-- START Raw data --

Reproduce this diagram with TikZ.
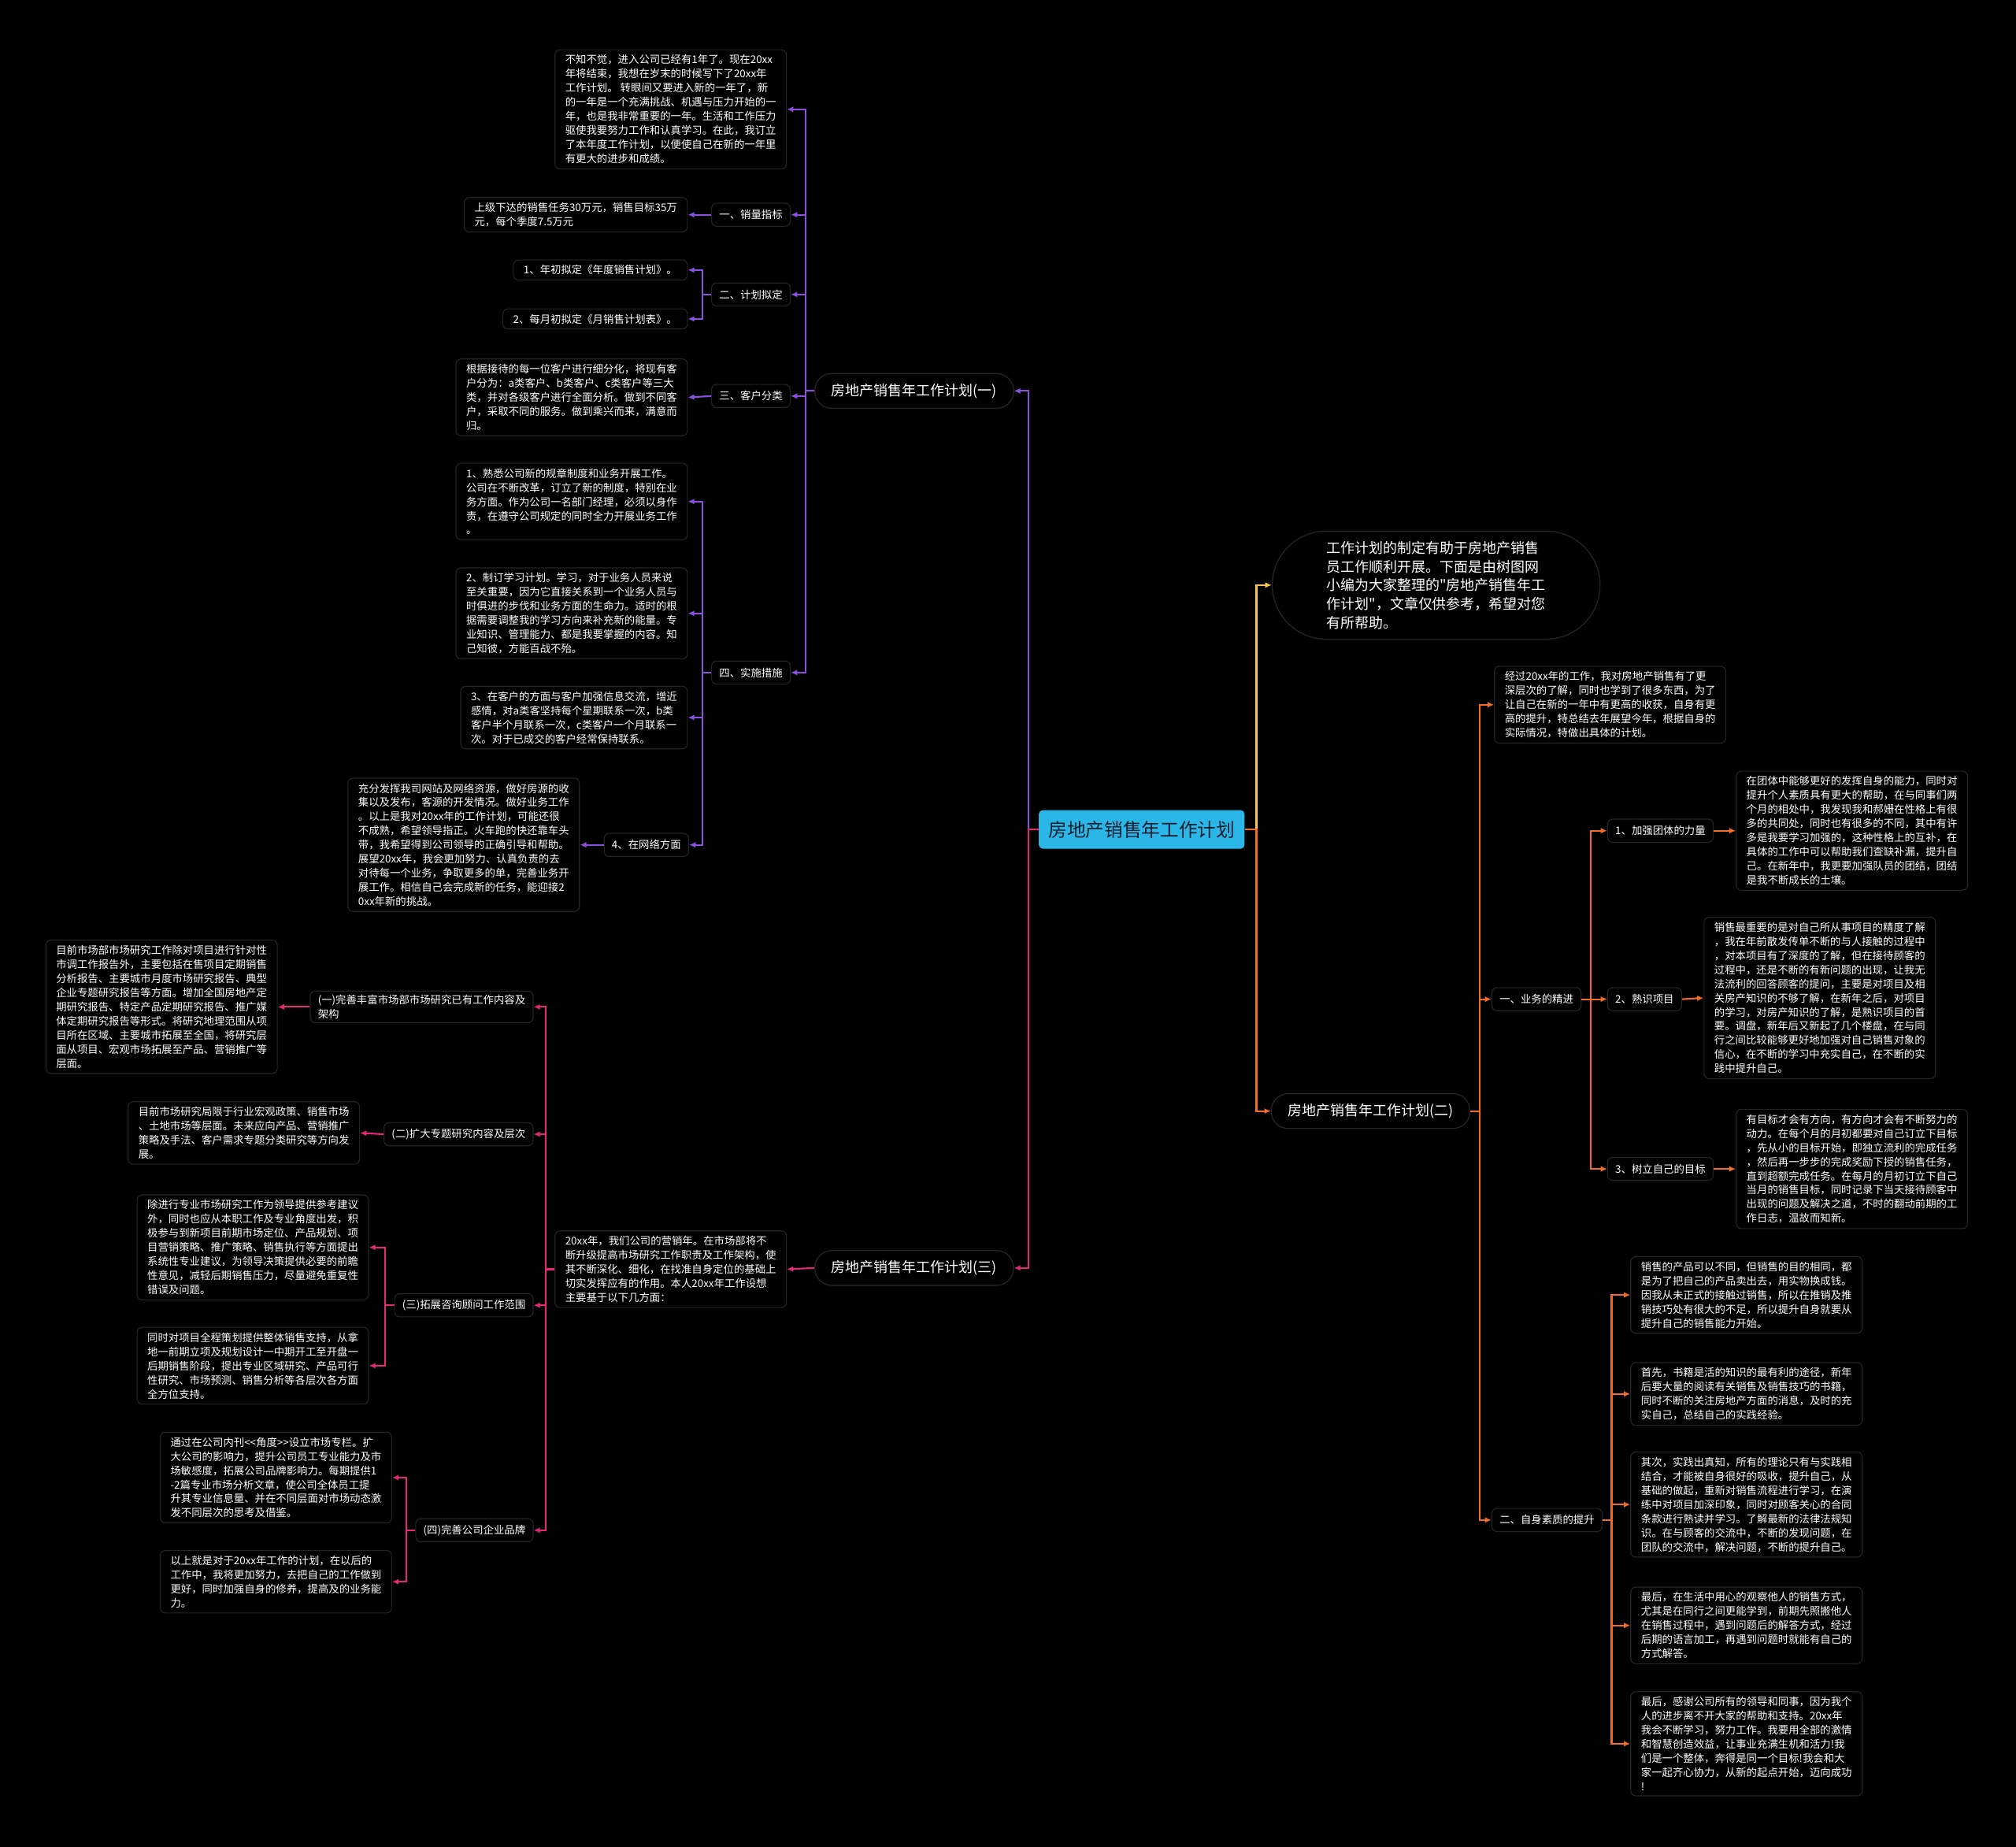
\documentclass[tikz,border=0pt]{standalone}
\usepackage{fontspec}
\setmainfont{Noto Sans CJK SC}
\newfontfamily\rawfont{Noto Sans CJK SC}[Ligatures=TeXOff]
\usetikzlibrary{arrows.meta}
\definecolor{bgc}{RGB}{0,0,0}
\definecolor{bord}{RGB}{36,36,36}
\definecolor{purc}{RGB}{140,80,225}
\definecolor{pinkc}{RGB}{228,40,118}
\definecolor{yelc}{RGB}{245,200,80}
\definecolor{orac}{RGB}{242,108,40}
\definecolor{rootc}{RGB}{43,182,232}
\definecolor{roottext}{RGB}{20,30,45}
\begin{document}
\begin{tikzpicture}[x=1pt,y=-1pt,
  txt/.style={draw=bord,fill=black,rounded corners=4pt,text=white,align=left,
    font=\fontsize{8.2}{11}\selectfont,inner xsep=8pt,inner ysep=4pt,line width=0.7pt},
  lbl/.style={draw=bord,fill=black,rounded corners=4pt,text=white,align=left,
    font=\fontsize{8.2}{11}\selectfont,inner xsep=6pt,inner ysep=3pt,minimum height=18pt,line width=0.7pt},
  branch/.style={draw=bord,fill=black,rounded corners=13pt,text=white,
    font=\fontsize{11}{13}\selectfont,inner xsep=13pt,minimum height=27pt,line width=0.8pt},
  rootbox/.style={fill=rootc,rounded corners=3pt,text=roottext,
    font=\fontsize{14.5}{17}\selectfont,minimum width=160pt,minimum height=30pt},
  introbox/.style={draw=bord,fill=black,rounded corners=42pt,text=white,align=left,
    font=\rawfont\fontsize{11}{14.5}\selectfont,minimum width=255pt,minimum height=84pt,line width=0.8pt},
  con/.style={line width=1.3pt,-{Latex[length=5pt,width=4.5pt]}},
  pur/.style={con,draw=purc},
  pnk/.style={con,draw=pinkc},
  yel/.style={con,draw=yelc},
  ora/.style={con,draw=orac}
]
\path[fill=bgc] (0,0) rectangle (1568,1436);

% root
\node[rootbox] (root) at (888,645) {房地产销售年工作计划};

% ===== branch (一) =====
\node[branch] (b1) at (711,304) {房地产销售年工作计划(一)};
\node[txt,anchor=east] (a1) at (612,85) {不知不觉，进入公司已经有1年了。现在20xx\\年将结束，我想在岁末的时候写下了20xx年\\工作计划。 转眼间又要进入新的一年了，新\\的一年是一个充满挑战、机遇与压力开始的一\\年，也是我非常重要的一年。生活和工作压力\\驱使我要努力工作和认真学习。在此，我订立\\了本年度工作计划，以便使自己在新的一年里\\有更大的进步和成绩。};
\node[lbl,anchor=east] (l1) at (615,167) {一、销量指标};
\node[txt,anchor=east] (t1) at (535,167) {上级下达的销售任务30万元，销售目标35万\\元，每个季度7.5万元};
\node[lbl,anchor=east] (l2) at (615,229) {二、计划拟定};
\node[txt,anchor=east] (t2a) at (535,210) {1、年初拟定《年度销售计划》。};
\node[txt,anchor=east] (t2b) at (535,248) {2、每月初拟定《月销售计划表》。};
\node[lbl,anchor=east] (l3) at (615,308) {三、客户分类};
\node[txt,anchor=east] (t3) at (535,309) {根据接待的每一位客户进行细分化，将现有客\\户分为：a类客户、b类客户、c类客户等三大\\类，并对各级客户进行全面分析。做到不同客\\户，采取不同的服务。做到乘兴而来，满意而\\归。};
\node[lbl,anchor=east] (l4) at (615,523) {四、实施措施};
\node[txt,anchor=east] (t4a) at (535,390) {1、熟悉公司新的规章制度和业务开展工作。\\公司在不断改革，订立了新的制度，特别在业\\务方面。作为公司一名部门经理，必须以身作\\责，在遵守公司规定的同时全力开展业务工作\\。};
\node[txt,anchor=east] (t4b) at (535,477) {2、制订学习计划。学习，对于业务人员来说\\至关重要，因为它直接关系到一个业务人员与\\时俱进的步伐和业务方面的生命力。适时的根\\据需要调整我的学习方向来补充新的能量。专\\业知识、管理能力、都是我要掌握的内容。知\\己知彼，方能百战不殆。};
\node[txt,anchor=east] (t4c) at (535,558) {3、在客户的方面与客户加强信息交流，增近\\感情，对a类客坚持每个星期联系一次，b类\\客户半个月联系一次，c类客户一个月联系一\\次。对于已成交的客户经常保持联系。};
\node[lbl,anchor=east] (l44) at (536,657) {4、在网络方面};
\node[txt,anchor=east] (t44) at (451,657) {充分发挥我司网站及网络资源，做好房源的收\\集以及发布，客源的开发情况。做好业务工作\\。以上是我对20xx年的工作计划，可能还很\\不成熟，希望领导指正。火车跑的快还靠车头\\带，我希望得到公司领导的正确引导和帮助。\\展望20xx年，我会更加努力、认真负责的去\\对待每一个业务，争取更多的单，完善业务开\\展工作。相信自己会完成新的任务，能迎接2\\0xx年新的挑战。};

\draw[pur] (root.west) -- ++(-8,0) |- (b1.east);
\foreach \c in {a1,l1,l2,l3,l4} \draw[pur] (b1.west) -- ++(-7,0) |- (\c.east);
\draw[pur] (l1.west) -- (t1.east);
\foreach \c in {t2a,t2b} \draw[pur] (l2.west) -- ++(-7,0) |- (\c.east);
\draw[pur] (l3.west) -- (t3.east);
\foreach \c in {t4a,t4b,t4c,l44} \draw[pur] (l4.west) -- ++(-7,0) |- (\c.east);
\draw[pur] (l44.west) -- (t44.east);

% ===== branch (三) =====
\node[branch] (b3) at (711,986) {房地产销售年工作计划(三)};
\node[txt,anchor=east] (p3) at (612,987) {20xx年，我们公司的营销年。在市场部将不\\断升级提高市场研究工作职责及工作架构，使\\其不断深化、细化，在找准自身定位的基础上\\切实发挥应有的作用。本人20xx年工作设想\\主要基于以下几方面：};
\node[lbl,anchor=east] (q1) at (415,783) {(一)完善丰富市场部市场研究已有工作内容及\\架构};
\node[txt,anchor=east] (r1) at (216,783) {目前市场部市场研究工作除对项目进行针对性\\市调工作报告外，主要包括在售项目定期销售\\分析报告、主要城市月度市场研究报告、典型\\企业专题研究报告等方面。增加全国房地产定\\期研究报告、特定产品定期研究报告、推广媒\\体定期研究报告等形式。将研究地理范围从项\\目所在区域、主要城市拓展至全国，将研究层\\面从项目、宏观市场拓展至产品、营销推广等\\层面。};
\node[lbl,anchor=east] (q2) at (415,882) {(二)扩大专题研究内容及层次};
\node[txt,anchor=east] (r2) at (280,881) {目前市场研究局限于行业宏观政策、销售市场\\、土地市场等层面。未来应向产品、营销推广\\策略及手法、客户需求专题分类研究等方向发\\展。};
\node[lbl,anchor=east] (q3) at (415,1015) {(三)拓展咨询顾问工作范围};
\node[txt,anchor=east] (r3a) at (287,970) {除进行专业市场研究工作为领导提供参考建议\\外，同时也应从本职工作及专业角度出发，积\\极参与到新项目前期市场定位、产品规划、项\\目营销策略、推广策略、销售执行等方面提出\\系统性专业建议，为领导决策提供必要的前瞻\\性意见，减轻后期销售压力，尽量避免重复性\\错误及问题。};
\node[txt,anchor=east] (r3b) at (287,1062) {同时对项目全程策划提供整体销售支持，从拿\\地一前期立项及规划设计一中期开工至开盘一\\后期销售阶段，提出专业区域研究、产品可行\\性研究、市场预测、销售分析等各层次各方面\\全方位支持。};
\node[lbl,anchor=east] (q4) at (415,1190) {(四)完善公司企业品牌};
\node[txt,anchor=east] (r4a) at (305,1149) {通过在公司内刊<{}<角度>{}>设立市场专栏。扩\\大公司的影响力，提升公司员工专业能力及市\\场敏感度，拓展公司品牌影响力。每期提供1\\-2篇专业市场分析文章，使公司全体员工提\\升其专业信息量、并在不同层面对市场动态激\\发不同层次的思考及借鉴。};
\node[txt,anchor=east] (r4b) at (305,1230) {以上就是对于20xx年工作的计划，在以后的\\工作中，我将更加努力，去把自己的工作做到\\更好，同时加强自身的修养，提高及的业务能\\力。};

\draw[pnk] (root.west) -- ++(-8,0) |- (b3.east);
\draw[pnk] (b3.west) -- (p3.east);
\foreach \c in {q1,q2,q3,q4} \draw[pnk] (p3.west) -- ++(-7,0) |- (\c.east);
\draw[pnk] (q1.west) -- (r1.east);
\draw[pnk] (q2.west) -- (r2.east);
\foreach \c in {r3a,r3b} \draw[pnk] (q3.west) -- ++(-7,0) |- (\c.east);
\foreach \c in {r4a,r4b} \draw[pnk] (q4.west) -- ++(-7,0) |- (\c.east);

% ===== right side =====
\node[introbox] (intro) at (1117,455) {工作计划的制定有助于房地产销售\\员工作顺利开展。下面是由树图网\\小编为大家整理的"房地产销售年工\\作计划"，文章仅供参考，希望对您\\有所帮助。};
\draw[yel] (root.east) -- ++(9,0) |- (intro.west);

\node[branch] (b2) at (1066,864) {房地产销售年工作计划(二)};
\draw[ora] (root.east) -- ++(9,0) |- (b2.west);

\node[txt,anchor=west] (s0) at (1162,548) {经过20xx年的工作，我对房地产销售有了更\\深层次的了解，同时也学到了很多东西，为了\\让自己在新的一年中有更高的收获，自身有更\\高的提升，特总结去年展望今年，根据自身的\\实际情况，特做出具体的计划。};
\node[lbl,anchor=west] (m1) at (1160,777) {一、业务的精进};
\node[lbl,anchor=west] (n1) at (1250,646) {1、加强团体的力量};
\node[txt,anchor=west] (o1) at (1350,646) {在团体中能够更好的发挥自身的能力，同时对\\提升个人素质具有更大的帮助，在与同事们两\\个月的相处中，我发现我和郝姗在性格上有很\\多的共同处，同时也有很多的不同，其中有许\\多是我要学习加强的，这种性格上的互补，在\\具体的工作中可以帮助我们查缺补漏，提升自\\己。在新年中，我更要加强队员的团结，团结\\是我不断成长的土壤。};
\node[lbl,anchor=west] (n2) at (1250,777) {2、熟识项目};
\node[txt,anchor=west] (o2) at (1325,776) {销售最重要的是对自己所从事项目的精度了解\\，我在年前散发传单不断的与人接触的过程中\\，对本项目有了深度的了解，但在接待顾客的\\过程中，还是不断的有新问题的出现，让我无\\法流利的回答顾客的提问，主要是对项目及相\\关房产知识的不够了解，在新年之后，对项目\\的学习，对房产知识的了解，是熟识项目的首\\要。调盘，新年后又新起了几个楼盘，在与同\\行之间比较能够更好地加强对自己销售对象的\\信心，在不断的学习中充实自己，在不断的实\\践中提升自己。};
\node[lbl,anchor=west] (n3) at (1250,909) {3、树立自己的目标};
\node[txt,anchor=west] (o3) at (1350,909) {有目标才会有方向，有方向才会有不断努力的\\动力。在每个月的月初都要对自己订立下目标\\，先从小的目标开始，即独立流利的完成任务\\，然后再一步步的完成奖励下授的销售任务，\\直到超额完成任务。在每月的月初订立下自己\\当月的销售目标，同时记录下当天接待顾客中\\出现的问题及解决之道，不时的翻动前期的工\\作日志，温故而知新。};
\node[lbl,anchor=west] (m2) at (1160,1182) {二、自身素质的提升};
\node[txt,anchor=west] (v1) at (1268,1007) {销售的产品可以不同，但销售的目的相同，都\\是为了把自己的产品卖出去，用实物换成钱。\\因我从未正式的接触过销售，所以在推销及推\\销技巧处有很大的不足，所以提升自身就要从\\提升自己的销售能力开始。};
\node[txt,anchor=west] (v2) at (1268,1084) {首先，书籍是活的知识的最有利的途径，新年\\后要大量的阅读有关销售及销售技巧的书籍，\\同时不断的关注房地产方面的消息，及时的充\\实自己，总结自己的实践经验。};
\node[txt,anchor=west] (v3) at (1268,1170) {其次，实践出真知，所有的理论只有与实践相\\结合，才能被自身很好的吸收，提升自己，从\\基础的做起，重新对销售流程进行学习，在演\\练中对项目加深印象，同时对顾客关心的合同\\条款进行熟读并学习。了解最新的法律法规知\\识。在与顾客的交流中，不断的发现问题，在\\团队的交流中，解决问题，不断的提升自己。};
\node[txt,anchor=west] (v4) at (1268,1264) {最后，在生活中用心的观察他人的销售方式，\\尤其是在同行之间更能学到，前期先照搬他人\\在销售过程中，遇到问题后的解答方式，经过\\后期的语言加工，再遇到问题时就能有自己的\\方式解答。};
\node[txt,anchor=west] (v5) at (1268,1356) {最后，感谢公司所有的领导和同事，因为我个\\人的进步离不开大家的帮助和支持。20xx年\\我会不断学习，努力工作。我要用全部的激情\\和智慧创造效益，让事业充满生机和活力!我\\们是一个整体，奔得是同一个目标!我会和大\\家一起齐心协力，从新的起点开始，迈向成功\\!};

\foreach \c in {s0,m1,m2} \draw[ora] (b2.east) -- ++(7,0) |- (\c.west);
\foreach \c in {n1,n2,n3} \draw[ora] (m1.east) -- ++(7,0) |- (\c.west);
\draw[ora] (n1.east) -- (o1.west);
\draw[ora] (n2.east) -- (o2.west);
\draw[ora] (n3.east) -- (o3.west);
\foreach \c in {v1,v2,v3,v4,v5} \draw[ora] (m2.east) -- ++(7,0) |- (\c.west);
\end{tikzpicture}
\end{document}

-- END Raw data --

Exactly as they appear, print the lines of the listing above from its first line through the line that contains "(root) at (888,645)", minus the pictures.

Task answer:
Reproduce this diagram with TikZ.
\documentclass[tikz,border=0pt]{standalone}
\usepackage{fontspec}
\setmainfont{Noto Sans CJK SC}
\newfontfamily\rawfont{Noto Sans CJK SC}[Ligatures=TeXOff]
\usetikzlibrary{arrows.meta}
\definecolor{bgc}{RGB}{0,0,0}
\definecolor{bord}{RGB}{36,36,36}
\definecolor{purc}{RGB}{140,80,225}
\definecolor{pinkc}{RGB}{228,40,118}
\definecolor{yelc}{RGB}{245,200,80}
\definecolor{orac}{RGB}{242,108,40}
\definecolor{rootc}{RGB}{43,182,232}
\definecolor{roottext}{RGB}{20,30,45}
\begin{document}
\begin{tikzpicture}[x=1pt,y=-1pt,
  txt/.style={draw=bord,fill=black,rounded corners=4pt,text=white,align=left,
    font=\fontsize{8.2}{11}\selectfont,inner xsep=8pt,inner ysep=4pt,line width=0.7pt},
  lbl/.style={draw=bord,fill=black,rounded corners=4pt,text=white,align=left,
    font=\fontsize{8.2}{11}\selectfont,inner xsep=6pt,inner ysep=3pt,minimum height=18pt,line width=0.7pt},
  branch/.style={draw=bord,fill=black,rounded corners=13pt,text=white,
    font=\fontsize{11}{13}\selectfont,inner xsep=13pt,minimum height=27pt,line width=0.8pt},
  rootbox/.style={fill=rootc,rounded corners=3pt,text=roottext,
    font=\fontsize{14.5}{17}\selectfont,minimum width=160pt,minimum height=30pt},
  introbox/.style={draw=bord,fill=black,rounded corners=42pt,text=white,align=left,
    font=\rawfont\fontsize{11}{14.5}\selectfont,minimum width=255pt,minimum height=84pt,line width=0.8pt},
  con/.style={line width=1.3pt,-{Latex[length=5pt,width=4.5pt]}},
  pur/.style={con,draw=purc},
  pnk/.style={con,draw=pinkc},
  yel/.style={con,draw=yelc},
  ora/.style={con,draw=orac}
]
\path[fill=bgc] (0,0) rectangle (1568,1436);

% root
\node[rootbox] (root) at (888,645) {房地产销售年工作计划};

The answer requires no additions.